Liberty Hangout was co-founded in 2015 by Bennett’s now-fiance Justin Moldow. It has long featured extreme commentary, including a number of pro-Confederacy posts. In 2018, Liberty Hangout published an article asserting that “It’s Time to Admit that Martin Luther King, Jr. Really Sucked.” In February 2016, the group tweeted a meme depicting then-presidential candidate Donald Trump dressed in a Nazi uniform attached to the words “Make Reich Great Again.”

In 2015, Moldow interviewed Chris Cantwell, who gained notoriety as the “Crying Nazi” for his role in the deadly 2017 white supremacist rally in Charlottesville. Cantwell as of this writing is in custody awaiting trial on charges that he made violent threats.

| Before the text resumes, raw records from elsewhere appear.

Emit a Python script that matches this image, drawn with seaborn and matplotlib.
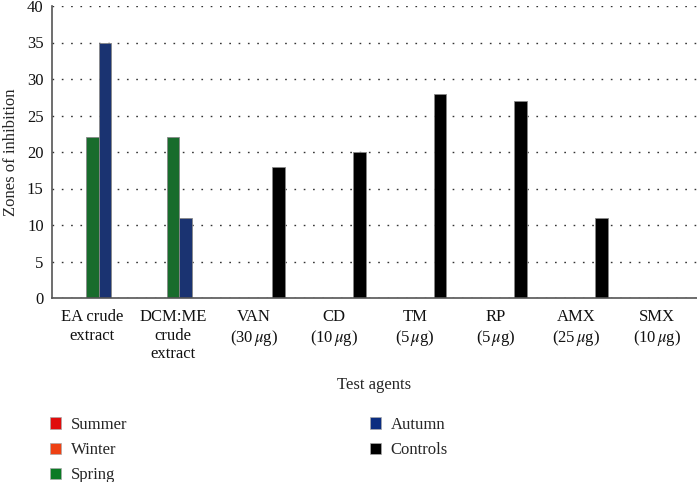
import pandas as pd
import seaborn as sns
import matplotlib.pyplot as plt
from matplotlib.patches import Patch

agents = ["EA crude\nextract", "DCM:ME\ncrude\nextract", "VAN\n(30$\\,\\mu$g)",
          "CD\n(10$\\,\\mu$g)", "TM\n(5$\\,\\mu$g)", "RP\n(5$\\,\\mu$g)",
          "AMX\n(25$\\,\\mu$g)", "SMX\n(10$\\,\\mu$g)"]
seasons = ["Summer", "Winter", "Spring", "Autumn", "Controls"]

summer = [0, 0, 0, 0, 0, 0, 0, 0]
winter = [0, 0, 0, 0, 0, 0, 0, 0]
spring = [22, 22, 0, 0, 0, 0, 0, 0]
autumn = [35, 11, 0, 0, 0, 0, 0, 0]
controls = [0, 0, 18, 20, 28, 27, 11, 0]

colors = ["#e00c0c", "#ee4114", "#0a7a24", "#0b2d80", "#000000"]

rows = []
for s, vals in zip(seasons, [summer, winter, spring, autumn, controls]):
    for a, v in zip(agents, vals):
        rows.append({"agent": a, "season": s, "zone": v})
df = pd.DataFrame(rows)
df = df[df["zone"] > 0]

sns.set_style("white")
plt.rcParams["font.family"] = ["Liberation Serif", "DejaVu Serif"]
plt.rcParams["mathtext.fontset"] = "stix"
plt.rcParams["font.size"] = 12

fig = plt.figure(figsize=(6.97, 4.82), dpi=100)
ax = fig.add_axes([52 / 697, 1 - 298 / 482, 645 / 697, 292 / 482])

sns.barplot(data=df, x="agent", y="zone", hue="season", order=agents,
            hue_order=seasons, palette=colors, width=0.78, gap=0,
            edgecolor="#888888", linewidth=0.6, legend=False, ax=ax)

ax.set_ylim(0, 40)
ax.set_xlim(-0.5, 7.5)
ax.set_yticks(range(0, 41, 5))
ax.yaxis.grid(True, linestyle=(0, (1.2, 5.5)), color="#333333", linewidth=1.0)
ax.set_axisbelow(True)
for side in ["top", "right"]:
    ax.spines[side].set_visible(False)
for side in ["left", "bottom"]:
    ax.spines[side].set_color("#555555")
    ax.spines[side].set_linewidth(1.2)
ax.tick_params(axis="both", length=0, labelsize=12, colors="#111111")
ax.tick_params(axis="y", pad=6)
ax.tick_params(axis="x", pad=8)
ax.set_ylabel("Zones of inhibition", fontsize=12, labelpad=6)
ax.set_xlabel("Test agents", fontsize=12, labelpad=11)

handles = [Patch(facecolor=c, edgecolor="#aaaaaa", linewidth=0.5) for c in colors]
fig.legend(handles, seasons, loc="upper left", bbox_to_anchor=(50 / 697, 1 - 417 / 482),
           ncol=2, frameon=False, fontsize=12, handlelength=0.68, handleheight=0.68,
           handletextpad=0.6, labelspacing=0.55, columnspacing=14.5,
           borderpad=0, borderaxespad=0)

fig.savefig("out.png", dpi=100)
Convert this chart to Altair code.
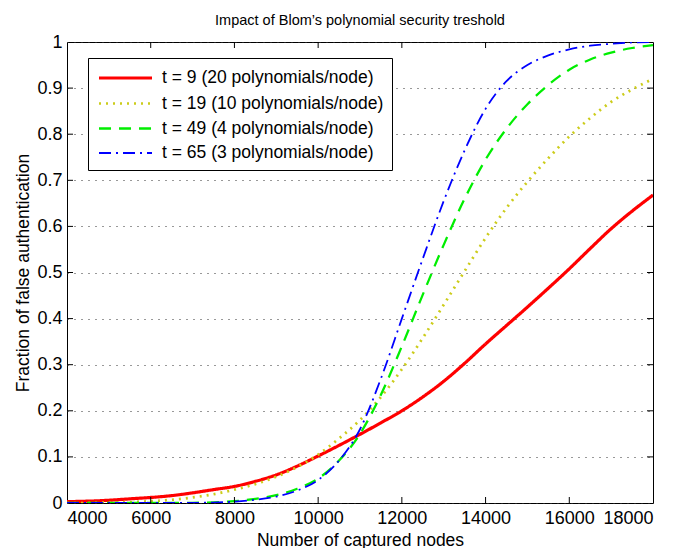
import altair as alt
import pandas as pd

# ---- data ----
x_nodes = [4000, 4500, 5000, 5500, 6000, 6500, 7000, 7500, 8000, 8500,
           9000, 9500, 10000, 10500, 11000, 11500, 12000, 12500, 13000, 13500,
           14000, 14500, 15000, 15500, 16000, 16500, 17000, 17500, 18000]
t9 = [0.003, 0.004, 0.006, 0.009, 0.012, 0.016, 0.022, 0.029, 0.036, 0.047,
      0.061, 0.080, 0.102, 0.125, 0.149, 0.174, 0.200, 0.230, 0.264, 0.303,
      0.345, 0.385, 0.425, 0.466, 0.508, 0.552, 0.595, 0.633, 0.668]
t19 = [0.000, 0.000, 0.001, 0.002, 0.004, 0.007, 0.012, 0.019, 0.029, 0.041,
       0.057, 0.078, 0.105, 0.140, 0.180, 0.230, 0.290, 0.358, 0.430, 0.503,
       0.575, 0.640, 0.697, 0.748, 0.795, 0.835, 0.870, 0.897, 0.920]
t49 = [0.000, 0.000, 0.000, 0.000, 0.000, 0.000, 0.0005, 0.0015, 0.004, 0.009,
       0.017, 0.031, 0.053, 0.092, 0.150, 0.235, 0.340, 0.452, 0.560, 0.660,
       0.745, 0.812, 0.865, 0.907, 0.940, 0.962, 0.977, 0.987, 0.993]
t65 = [0.000, 0.000, 0.000, 0.000, 0.000, 0.000, 0.0003, 0.001, 0.003, 0.007,
       0.014, 0.027, 0.050, 0.092, 0.160, 0.270, 0.400, 0.530, 0.655, 0.765,
       0.855, 0.915, 0.950, 0.971, 0.984, 0.992, 0.996, 0.999, 1.000]

series_labels = ["t = 9 (20 polynomials/node)",
                 "t = 19 (10 polynomials/node)",
                 "t = 49 (4 polynomials/node)",
                 "t = 65 (3 polynomials/node)"]
series_values = [t9, t19, t49, t65]

x_ticks = [4000, 6000, 8000, 10000, 12000, 14000, 16000, 18000]
y_ticks = [0, 0.1, 0.2, 0.3, 0.4, 0.5, 0.6, 0.7, 0.8, 0.9, 1.0]

# ---- styles ----
colors = ["#ff0000", "#cccc1a", "#00ee00", "#0000ff"]
dashes = [[1, 0], [2, 5], [12, 8], [12, 5, 2, 5]]
widths = [3.2, 1.8, 3.2, 3.2]
FONT = "Liberation Sans"

rows = []
for lab, vals in zip(series_labels, series_values):
    for xv, yv in zip(x_nodes, vals):
        rows.append({"nodes": xv, "frac": yv, "series": lab})
df = pd.DataFrame(rows)

X0, X1 = 4000, 18000
W, H = 586, 461
xscale = alt.Scale(domain=[X0, X1], nice=False, zero=False)
yscale = alt.Scale(domain=[0, 1], nice=False)

legend = alt.Legend(
    title=None, orient="none", legendX=21, legendY=16,
    fillColor="white", strokeColor="black",
    padding=8, symbolType="M-0.9,0H4.4", symbolSize=400,
    labelFont=FONT, labelFontSize=17.5, labelColor="black",
    labelLimit=500, rowPadding=5, labelOffset=42, cornerRadius=0,
)

lines = alt.Chart(df).mark_line(interpolate="monotone", clip=True).encode(
    x=alt.X("nodes:Q", scale=xscale,
            axis=alt.Axis(values=x_ticks, format="d", title="Number of captured nodes",
                          grid=False, ticks=False, domain=False,
                          labelPadding=6, titlePadding=4)),
    y=alt.Y("frac:Q", scale=yscale,
            axis=alt.Axis(values=y_ticks, format=".1~f",
                          title="Fraction of false authentication",
                          grid=True, gridDash=[1, 6], gridColor="#333",
                          ticks=False, domain=False,
                          labelPadding=5, titlePadding=4)),
    color=alt.Color("series:N", scale=alt.Scale(domain=series_labels, range=colors),
                    legend=legend),
    strokeDash=alt.StrokeDash("series:N", scale=alt.Scale(domain=series_labels, range=dashes),
                              legend=legend),
    strokeWidth=alt.StrokeWidth("series:N", scale=alt.Scale(domain=series_labels, range=widths),
                                legend=legend),
    order=alt.Order("nodes:Q"),
)

# inward tick marks on all four sides (MATLAB style)
dx = (X1 - X0) * 6 / W
dy = 6 / H
yt = pd.DataFrame({"y": y_ticks[1:-1]})
xt = pd.DataFrame({"x": x_ticks[1:-1]})

left_ticks = alt.Chart(yt).mark_rule(color="black", strokeWidth=1).encode(
    x=alt.X("a:Q", scale=xscale), x2="b:Q", y=alt.Y("y:Q", scale=yscale)
).transform_calculate(a=str(X0), b=str(X0 + dx))
right_ticks = alt.Chart(yt).mark_rule(color="black", strokeWidth=1).encode(
    x=alt.X("a:Q", scale=xscale), x2="b:Q", y=alt.Y("y:Q", scale=yscale)
).transform_calculate(a=str(X1 - dx), b=str(X1))
bottom_ticks = alt.Chart(xt).mark_rule(color="black", strokeWidth=1).encode(
    x=alt.X("x:Q", scale=xscale), y=alt.Y("a:Q", scale=yscale), y2="b:Q"
).transform_calculate(a="0", b=str(dy))
top_ticks = alt.Chart(xt).mark_rule(color="black", strokeWidth=1).encode(
    x=alt.X("x:Q", scale=xscale), y=alt.Y("a:Q", scale=yscale), y2="b:Q"
).transform_calculate(a=str(1 - dy), b="1")

chart = alt.layer(lines, left_ticks, right_ticks, bottom_ticks, top_ticks).properties(
    width=W, height=H,
    title=alt.TitleParams("Impact of Blom\u2019s polynomial security treshold",
                          font=FONT, fontSize=14.5, fontWeight="normal",
                          color="black", offset=5, anchor="middle"),
    autosize=alt.AutoSizeParams(type="none"),
    padding={"left": 67, "top": 42, "right": 28, "bottom": 45},
).configure(
    background="white"
).configure_view(
    stroke="black", strokeWidth=1
).configure_axis(
    labelFont=FONT, labelFontSize=18, labelColor="black",
    titleFont=FONT, titleFontSize=17.5, titleFontWeight="normal", titleColor="black",
)

chart.save("out.html", embed_options={"renderer": "svg", "actions": False})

In September 2018, Bennett organized a rally at Kent State featuring Joey Gibson, the founder of the far-right, anti-Muslim group Patriot Prayer, best known for its provocation of violent skirmishes at rallies in the Pacific Northwest.

Provoking students on college campuses is not a new tactic. According to the Southern Poverty Law Center, the tactic has in recent years been favored by the far-right as a means of recruitment. “Alt-right personalities know their cause is helped by news footage of large jeering crowds, heated confrontations and outright violence at their events. It allows them to play the victim and gives them a larger platform for their racist message. Denying an alt-right speaker of such a spectacle is the worst insult they can endure.”